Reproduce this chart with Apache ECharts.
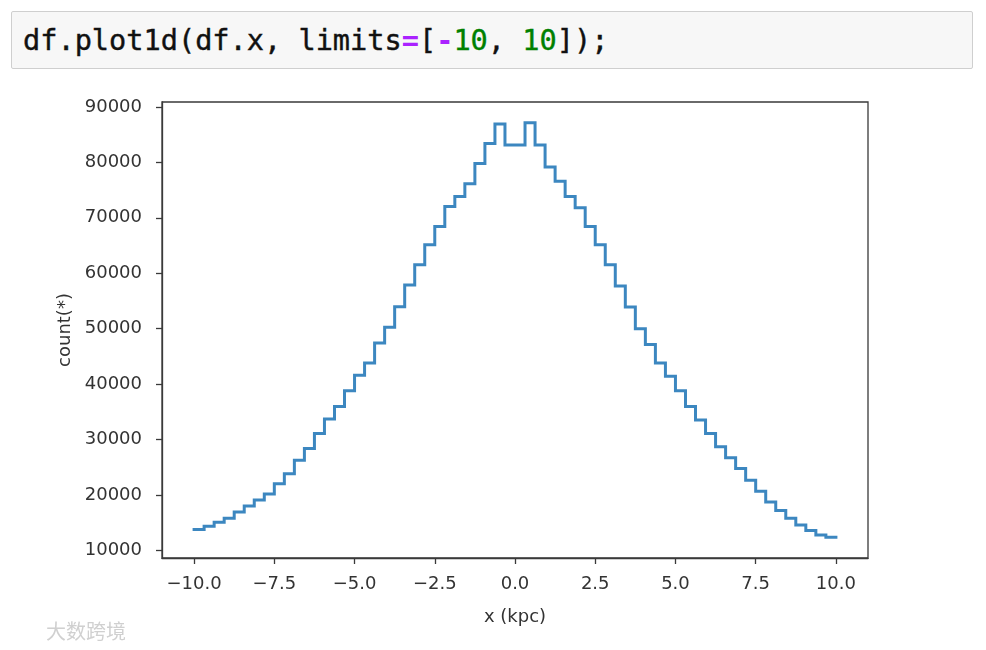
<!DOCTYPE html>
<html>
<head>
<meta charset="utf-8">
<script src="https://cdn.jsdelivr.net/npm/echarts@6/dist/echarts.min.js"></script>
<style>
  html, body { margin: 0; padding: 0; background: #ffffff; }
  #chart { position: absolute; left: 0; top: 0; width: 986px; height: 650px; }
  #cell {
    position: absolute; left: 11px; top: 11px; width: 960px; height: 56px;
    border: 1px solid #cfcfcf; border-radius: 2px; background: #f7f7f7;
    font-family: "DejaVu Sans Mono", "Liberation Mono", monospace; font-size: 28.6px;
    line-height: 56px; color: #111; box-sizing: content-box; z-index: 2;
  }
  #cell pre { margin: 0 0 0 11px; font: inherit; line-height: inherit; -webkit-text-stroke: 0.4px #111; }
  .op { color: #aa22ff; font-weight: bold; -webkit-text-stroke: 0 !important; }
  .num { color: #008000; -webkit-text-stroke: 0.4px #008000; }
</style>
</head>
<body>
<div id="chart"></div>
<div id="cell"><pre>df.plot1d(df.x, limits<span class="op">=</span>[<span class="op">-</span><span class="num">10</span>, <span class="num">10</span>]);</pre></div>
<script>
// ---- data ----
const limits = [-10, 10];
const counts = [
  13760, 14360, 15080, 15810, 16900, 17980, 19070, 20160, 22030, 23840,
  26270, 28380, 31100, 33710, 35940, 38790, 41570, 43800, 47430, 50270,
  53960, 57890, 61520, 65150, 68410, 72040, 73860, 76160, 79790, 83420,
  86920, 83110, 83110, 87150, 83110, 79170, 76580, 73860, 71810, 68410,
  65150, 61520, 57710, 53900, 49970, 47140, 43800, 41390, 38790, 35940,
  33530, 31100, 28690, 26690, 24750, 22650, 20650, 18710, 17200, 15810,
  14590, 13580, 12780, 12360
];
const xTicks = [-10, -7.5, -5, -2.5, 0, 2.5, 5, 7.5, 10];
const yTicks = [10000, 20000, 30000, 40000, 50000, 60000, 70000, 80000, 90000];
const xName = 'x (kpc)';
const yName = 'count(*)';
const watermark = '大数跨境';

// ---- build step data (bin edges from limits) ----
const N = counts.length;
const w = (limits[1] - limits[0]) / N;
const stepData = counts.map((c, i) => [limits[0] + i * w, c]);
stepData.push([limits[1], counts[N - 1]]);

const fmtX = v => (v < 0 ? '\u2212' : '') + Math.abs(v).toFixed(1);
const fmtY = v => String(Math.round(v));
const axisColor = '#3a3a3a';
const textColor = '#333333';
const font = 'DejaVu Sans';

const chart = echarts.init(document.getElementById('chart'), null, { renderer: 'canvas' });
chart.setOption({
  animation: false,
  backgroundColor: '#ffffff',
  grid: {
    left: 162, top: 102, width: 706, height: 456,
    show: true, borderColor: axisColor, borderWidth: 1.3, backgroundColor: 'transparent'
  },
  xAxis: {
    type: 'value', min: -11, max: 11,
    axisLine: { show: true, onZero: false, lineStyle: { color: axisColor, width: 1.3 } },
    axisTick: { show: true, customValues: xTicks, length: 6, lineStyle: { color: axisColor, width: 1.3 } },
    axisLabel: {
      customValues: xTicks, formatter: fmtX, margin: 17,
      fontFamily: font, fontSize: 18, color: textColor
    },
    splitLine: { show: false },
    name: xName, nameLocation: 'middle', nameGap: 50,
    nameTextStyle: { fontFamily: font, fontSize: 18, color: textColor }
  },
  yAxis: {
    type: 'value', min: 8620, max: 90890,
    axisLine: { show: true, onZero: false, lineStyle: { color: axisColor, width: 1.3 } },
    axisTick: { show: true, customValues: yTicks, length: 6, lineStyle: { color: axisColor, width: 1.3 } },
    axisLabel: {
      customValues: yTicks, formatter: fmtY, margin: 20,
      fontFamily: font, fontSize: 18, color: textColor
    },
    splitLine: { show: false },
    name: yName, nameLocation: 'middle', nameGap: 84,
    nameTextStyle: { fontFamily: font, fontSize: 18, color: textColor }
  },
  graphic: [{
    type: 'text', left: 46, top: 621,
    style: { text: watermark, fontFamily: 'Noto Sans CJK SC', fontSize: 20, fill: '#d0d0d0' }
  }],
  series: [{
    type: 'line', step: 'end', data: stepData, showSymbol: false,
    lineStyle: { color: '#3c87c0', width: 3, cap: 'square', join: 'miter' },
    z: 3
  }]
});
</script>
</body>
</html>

****

> Job: Make an exact copy of the data above, pictures excluded.

> Answer for the task:
Reproduce this chart with Apache ECharts.
<!DOCTYPE html>
<html>
<head>
<meta charset="utf-8">
<script src="https://cdn.jsdelivr.net/npm/echarts@6/dist/echarts.min.js"></script>
<style>
  html, body { margin: 0; padding: 0; background: #ffffff; }
  #chart { position: absolute; left: 0; top: 0; width: 986px; height: 650px; }
  #cell {
    position: absolute; left: 11px; top: 11px; width: 960px; height: 56px;
    border: 1px solid #cfcfcf; border-radius: 2px; background: #f7f7f7;
    font-family: "DejaVu Sans Mono", "Liberation Mono", monospace; font-size: 28.6px;
    line-height: 56px; color: #111; box-sizing: content-box; z-index: 2;
  }
  #cell pre { margin: 0 0 0 11px; font: inherit; line-height: inherit; -webkit-text-stroke: 0.4px #111; }
  .op { color: #aa22ff; font-weight: bold; -webkit-text-stroke: 0 !important; }
  .num { color: #008000; -webkit-text-stroke: 0.4px #008000; }
</style>
</head>
<body>
<div id="chart"></div>
<div id="cell"><pre>df.plot1d(df.x, limits<span class="op">=</span>[<span class="op">-</span><span class="num">10</span>, <span class="num">10</span>]);</pre></div>
<script>
// ---- data ----
const limits = [-10, 10];
const counts = [
  13760, 14360, 15080, 15810, 16900, 17980, 19070, 20160, 22030, 23840,
  26270, 28380, 31100, 33710, 35940, 38790, 41570, 43800, 47430, 50270,
  53960, 57890, 61520, 65150, 68410, 72040, 73860, 76160, 79790, 83420,
  86920, 83110, 83110, 87150, 83110, 79170, 76580, 73860, 71810, 68410,
  65150, 61520, 57710, 53900, 49970, 47140, 43800, 41390, 38790, 35940,
  33530, 31100, 28690, 26690, 24750, 22650, 20650, 18710, 17200, 15810,
  14590, 13580, 12780, 12360
];
const xTicks = [-10, -7.5, -5, -2.5, 0, 2.5, 5, 7.5, 10];
const yTicks = [10000, 20000, 30000, 40000, 50000, 60000, 70000, 80000, 90000];
const xName = 'x (kpc)';
const yName = 'count(*)';
const watermark = '大数跨境';

// ---- build step data (bin edges from limits) ----
const N = counts.length;
const w = (limits[1] - limits[0]) / N;
const stepData = counts.map((c, i) => [limits[0] + i * w, c]);
stepData.push([limits[1], counts[N - 1]]);

const fmtX = v => (v < 0 ? '\u2212' : '') + Math.abs(v).toFixed(1);
const fmtY = v => String(Math.round(v));
const axisColor = '#3a3a3a';
const textColor = '#333333';
const font = 'DejaVu Sans';

const chart = echarts.init(document.getElementById('chart'), null, { renderer: 'canvas' });
chart.setOption({
  animation: false,
  backgroundColor: '#ffffff',
  grid: {
    left: 162, top: 102, width: 706, height: 456,
    show: true, borderColor: axisColor, borderWidth: 1.3, backgroundColor: 'transparent'
  },
  xAxis: {
    type: 'value', min: -11, max: 11,
    axisLine: { show: true, onZero: false, lineStyle: { color: axisColor, width: 1.3 } },
    axisTick: { show: true, customValues: xTicks, length: 6, lineStyle: { color: axisColor, width: 1.3 } },
    axisLabel: {
      customValues: xTicks, formatter: fmtX, margin: 17,
      fontFamily: font, fontSize: 18, color: textColor
    },
    splitLine: { show: false },
    name: xName, nameLocation: 'middle', nameGap: 50,
    nameTextStyle: { fontFamily: font, fontSize: 18, color: textColor }
  },
  yAxis: {
    type: 'value', min: 8620, max: 90890,
    axisLine: { show: true, onZero: false, lineStyle: { color: axisColor, width: 1.3 } },
    axisTick: { show: true, customValues: yTicks, length: 6, lineStyle: { color: axisColor, width: 1.3 } },
    axisLabel: {
      customValues: yTicks, formatter: fmtY, margin: 20,
      fontFamily: font, fontSize: 18, color: textColor
    },
    splitLine: { show: false },
    name: yName, nameLocation: 'middle', nameGap: 84,
    nameTextStyle: { fontFamily: font, fontSize: 18, color: textColor }
  },
  graphic: [{
    type: 'text', left: 46, top: 621,
    style: { text: watermark, fontFamily: 'Noto Sans CJK SC', fontSize: 20, fill: '#d0d0d0' }
  }],
  series: [{
    type: 'line', step: 'end', data: stepData, showSymbol: false,
    lineStyle: { color: '#3c87c0', width: 3, cap: 'square', join: 'miter' },
    z: 3
  }]
});
</script>
</body>
</html>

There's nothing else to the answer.